The next day was pretty low-key. We started with a trip to Shiroi Koibito Park. They make a popular cookie (shiroi koibito means “white lover”) and the park isn’t too far from Uncle Moto’s house. Unfortunately, they had stopped tours to renovate, so the gift shop area was pretty packed with people who’d suffered a similar fate. We still managed to get a soft serve in -10 °C weather and ate it inside a double-decker bus straight out of London, as one does. There’s also a show that happens at the top of (every?) hour featuring animatronic animals and workers singing and gyrating. It reminded me a bit of It’s a Small World. I’d probably go nuts if I worked there and had to hear the songs every day.

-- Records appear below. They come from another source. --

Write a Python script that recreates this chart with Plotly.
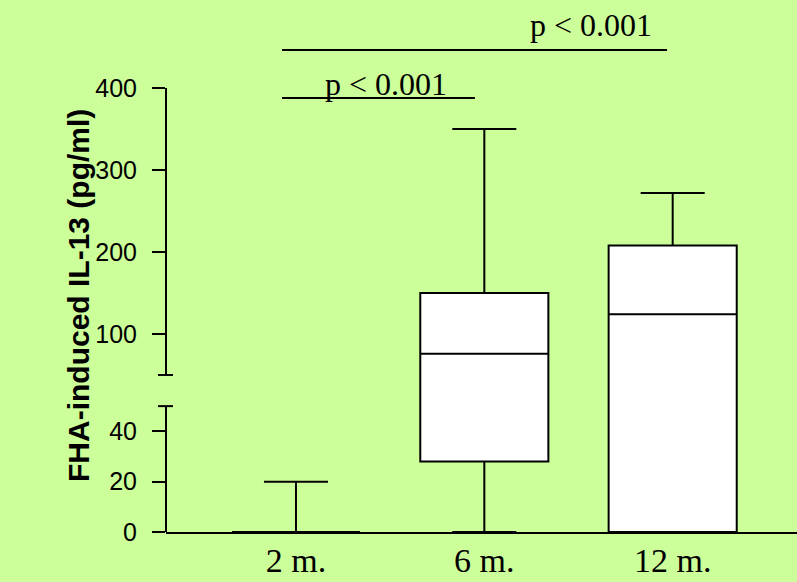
import plotly.graph_objects as go

# ---- data (real units, pg/ml) ----
categories = ["2 m.", "6 m.", "12 m."]
lower_whisker = [0, 0, 0]
q1 = [0, 28, 0]
median = [0, 76, 124]
q3 = [0, 150, 208]
upper_whisker = [20, 350, 272]

lower_ticks = [0, 20, 40]
upper_ticks = [100, 200, 300, 400]
p_labels = ["p < 0.001", "p < 0.001"]

# ---- broken y-axis mapping: 0-50 stretched, 50-400 compressed ----
BREAK_LO = 50
K_LOW = 3.07
OFFSET = 141.5
T_MAX = 648.8


def brk(v, upper=None):
    if upper is None:
        upper = v > BREAK_LO
    return OFFSET + v if upper else v * K_LOW


BG = "#CCFF99"

fig = go.Figure()
fig.add_trace(go.Box(
    x=categories,
    q1=[brk(v) for v in q1],
    median=[brk(v) for v in median],
    q3=[brk(v) for v in q3],
    lowerfence=[brk(v) for v in lower_whisker],
    upperfence=[brk(v) for v in upper_whisker],
    fillcolor="white",
    line=dict(color="black", width=2),
    width=0.68,
    whiskerwidth=0.5,
    boxpoints=False,
    showlegend=False,
    hoverinfo="skip",
))

tickvals = [brk(v, False) for v in lower_ticks] + [brk(v, True) for v in upper_ticks]
ticktext = [str(v) for v in lower_ticks + upper_ticks]

shapes = []
# axis segments
seg_low = (0, brk(BREAK_LO, False))
seg_up = (brk(BREAK_LO, True), brk(upper_ticks[-1], True))
for y0, y1 in (seg_low, seg_up):
    shapes.append(dict(type="line", xref="paper", yref="y", x0=0, x1=0, y0=y0, y1=y1,
                       line=dict(color="black", width=2)))
# break caps
for yv in (seg_low[1], seg_up[0]):
    shapes.append(dict(type="line", xref="paper", yref="y", x0=-0.0127, x1=0.0111, y0=yv, y1=yv,
                       line=dict(color="black", width=2)))

# significance bars
shapes.append(dict(type="line", xref="x", yref="paper", x0=-0.074, x1=0.95, y0=(532 - 98) / 532,
                   y1=(532 - 98) / 532, line=dict(color="black", width=2)))
shapes.append(dict(type="line", xref="x", yref="paper", x0=-0.074, x1=1.97, y0=(532 - 50) / 532,
                   y1=(532 - 50) / 532, line=dict(color="black", width=2)))

serif = "Liberation Serif, Times New Roman, serif"
annotations = [
    dict(text=p_labels[0], xref="x", yref="paper", x=0.48, y=(532 - 84) / 532, showarrow=False,
         yanchor="middle", xanchor="center",
         font=dict(family=serif, size=32, color="black")),
    dict(text=p_labels[1], xref="x", yref="paper", x=1.565, y=(532 - 25) / 532, showarrow=False,
         yanchor="middle", xanchor="center",
         font=dict(family=serif, size=32, color="black")),
    dict(text="<b>FHA-induced IL-13 (pg/ml)</b>", xref="paper", yref="paper", x=-88 / 631,
         y=(532 - 296) / 532, textangle=-90, showarrow=False, xanchor="center", yanchor="middle",
         font=dict(family="Liberation Sans, Arial, sans-serif", size=30, color="black")),
]

fig.update_layout(
    width=797, height=582,
    margin=dict(l=166, r=0, t=0, b=50),
    paper_bgcolor=BG, plot_bgcolor=BG,
    template="none",
    shapes=shapes,
    annotations=annotations,
    xaxis=dict(
        type="category", range=[-0.69, 2.66], showgrid=False, zeroline=False,
        showline=True, linecolor="black", linewidth=2, ticks="",
        tickfont=dict(family=serif, size=34, color="black"), automargin=False,
        ticklabelstandoff=-3,
    ),
    yaxis=dict(
        range=[0, T_MAX], tickvals=tickvals, ticktext=ticktext, showgrid=False,
        zeroline=False, showline=False, ticks="outside", ticklen=13, tickwidth=2,
        tickcolor="black", ticklabelstandoff=10,
        tickfont=dict(family="Liberation Sans, Arial, sans-serif", size=25, color="black"),
        automargin=False,
    ),
)

fig.write_html("out.html")
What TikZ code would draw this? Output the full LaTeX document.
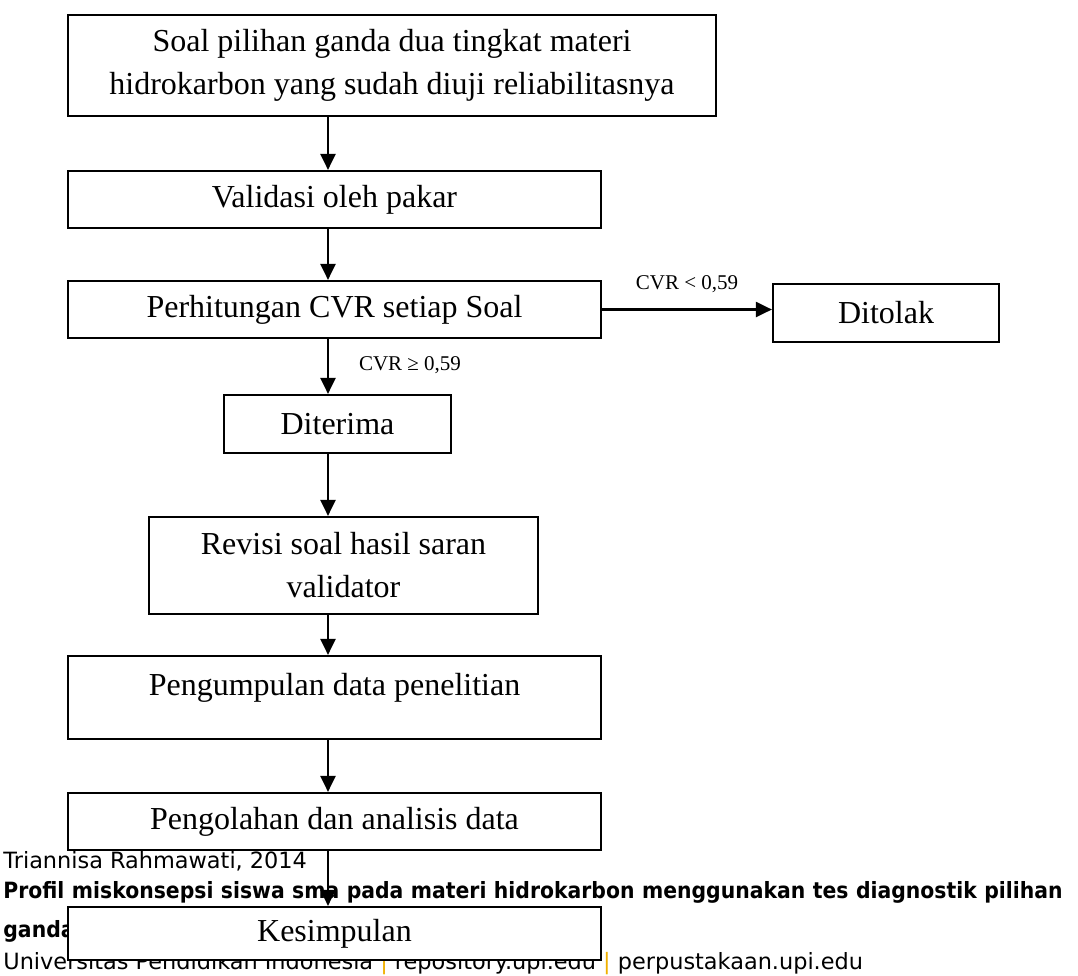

After the factory, we headed back home to take things easy. To our surprise, the Super Bowl was showing on TV, so we watched the Japanese announcers talk excitedly about a sport hardly anyone cares about over here. Also there are no commercials during the game like, at all. Time outs are just an opportunity for the camera to pan around the stadium or show the team huddles. It was basically like being at a game, without the hot dogs. I heard this year’s commercials were terrible anyway so I’m not really convinced we missed anything.

This evening, after dinner, Hime showed us her goshuinchou. These are books you buy at temples and are stamped, with prayers written by monks. The handwriting ranges from somewhat hurried to absolutely gorgeous—I couldn’t stop looking at them. Seri would eventually buy one of her own, and I think I’ll have to as well. Japanese calligraphy is just intoxicating to me.

The 5th was my last full day in Sapporo, while Seri would stick around for the rest of the week to do a bit more exploring. I wanted to get back home to not miss my Japanese class and get back into a more normal work pattern. We wanted to make the most of the day, so we headed out early to see the snow festival. The scale of some of these things never ceases to amaze me. There was a Star Wars sculpture with a snow X-wing you could stand in and get your photo taken. There was a waiting list, though, and we wouldn’t have enough time to come back for our time slot before dinner. Oh well. They also have athletes doing exhibitions (snowboarding and skiing) on a huge slope, but we didn’t catch them while they were doing their thing.

One thing that’s always cool is an international sculpture competition that goes on throughout the week. Teams from around the world come to the festival and carve their sculptures on the spot. Presumably they’re judged at the end of the week, but I’ve never paid too much attention. It’s just cool seeing them with their various instruments, shaving snow into impossible shapes while we look on.

Team Macao and their sculpture

Team Macao and their sculpture

We had to be a bit mindful of time, because we had a reservation at 6pm at a nice sushi restaurant with Uncle Moto and Hime. They had been so nice to us the entire time, and it was the least we could do to treat them to a night out where they wouldn’t feel like they had to entertain. I really enjoyed the place, and it seemed as though they did, too. Mission accomplished.

I went to bed a bit early that night to make sure I wouldn’t be too groggy the next day. Seri and I would head to the train station in the late morning so I could board the early afternoon train from Sapporo back to Hakodate. Because I’d purchased a non-reserved seat, there were only 2 train cars that I could board. I’m glad I got there a bit on the early side to secure a seat. Things got pretty crowded as tourists boarded to continue their trips southwardly through Hokkaido, en route to Noboribetsu, Oshamanbe, and elsewhere. I quietly did some work on my laptop while a Chinese guy with a ridiculously oversized coat pressed against my side, seemingly unaware of my presence as he thumbed through his phone. I was relieved when he and his travel partners left about an hour before my destination, back home in Hakodate.